The 2010 United States Census reported that El Cajon had a population of 99,478. The racial makeup of El Cajon was 43,746 (41.6%) White, 6,306 (6.3%) African American, 835 (0.8%) Native American, 3,561 (3.6%) Asian (1.7% Filipino, 0.5% Chinese, 0.4% Vietnamese, 0.2% Japanese, 0.1% Indian, 0.1% Korean, 0.6% other), 495 (0.5%) Pacific Islander, 26,498 (26.6%) from other races, and 6,832 (6.9%) from two or more races. Hispanics or Latinos of any race were 31,542 persons (30.4%). [20]

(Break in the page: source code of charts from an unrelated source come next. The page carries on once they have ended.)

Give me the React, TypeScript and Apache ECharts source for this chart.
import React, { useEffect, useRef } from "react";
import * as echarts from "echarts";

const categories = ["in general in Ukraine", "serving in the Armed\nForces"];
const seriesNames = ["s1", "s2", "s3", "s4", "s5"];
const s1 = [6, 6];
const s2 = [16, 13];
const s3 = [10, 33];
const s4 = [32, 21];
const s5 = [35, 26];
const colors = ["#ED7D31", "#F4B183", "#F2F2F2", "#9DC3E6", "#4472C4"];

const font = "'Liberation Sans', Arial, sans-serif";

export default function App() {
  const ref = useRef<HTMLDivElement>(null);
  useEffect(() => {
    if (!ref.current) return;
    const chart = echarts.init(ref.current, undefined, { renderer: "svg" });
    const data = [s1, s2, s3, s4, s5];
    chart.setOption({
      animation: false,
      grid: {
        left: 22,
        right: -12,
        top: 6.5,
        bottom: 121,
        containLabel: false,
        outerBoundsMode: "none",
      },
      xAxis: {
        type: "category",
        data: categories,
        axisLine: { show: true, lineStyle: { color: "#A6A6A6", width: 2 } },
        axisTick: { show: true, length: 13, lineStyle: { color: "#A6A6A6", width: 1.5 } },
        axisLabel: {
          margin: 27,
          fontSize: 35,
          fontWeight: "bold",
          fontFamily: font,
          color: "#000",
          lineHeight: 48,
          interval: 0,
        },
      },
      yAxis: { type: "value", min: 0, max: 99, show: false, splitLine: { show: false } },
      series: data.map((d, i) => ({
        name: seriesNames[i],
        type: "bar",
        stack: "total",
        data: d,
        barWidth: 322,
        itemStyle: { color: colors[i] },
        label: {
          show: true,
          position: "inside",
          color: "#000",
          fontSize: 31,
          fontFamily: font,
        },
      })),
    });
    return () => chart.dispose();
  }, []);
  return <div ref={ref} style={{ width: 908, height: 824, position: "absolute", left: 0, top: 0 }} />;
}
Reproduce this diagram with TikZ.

About one-third of El Cajon residents are foreign-born. [21] In particular, the city has a large Iraqi immigrant population, consisting of both Arabs and Chaldean Catholics; both groups are among the largest such communities in the country. [22] According to the U.S. Census Bureau 2008-2010 Estimate, 7,537 residents self identify as Arabs (7.6%; mainly Iraqi), and 6,409 (6.4%) are Chaldean Catholic Assyrians. [20] In 2017, a spokesperson for the city of El Cajon estimated that 15,000 to 20,000 Chaldo-Assyrians live in the city. [21]

In 2010, El Cajon had the highest poverty rate in San Diego County among adults, at 29.7%, and children, at 36.5%. [20]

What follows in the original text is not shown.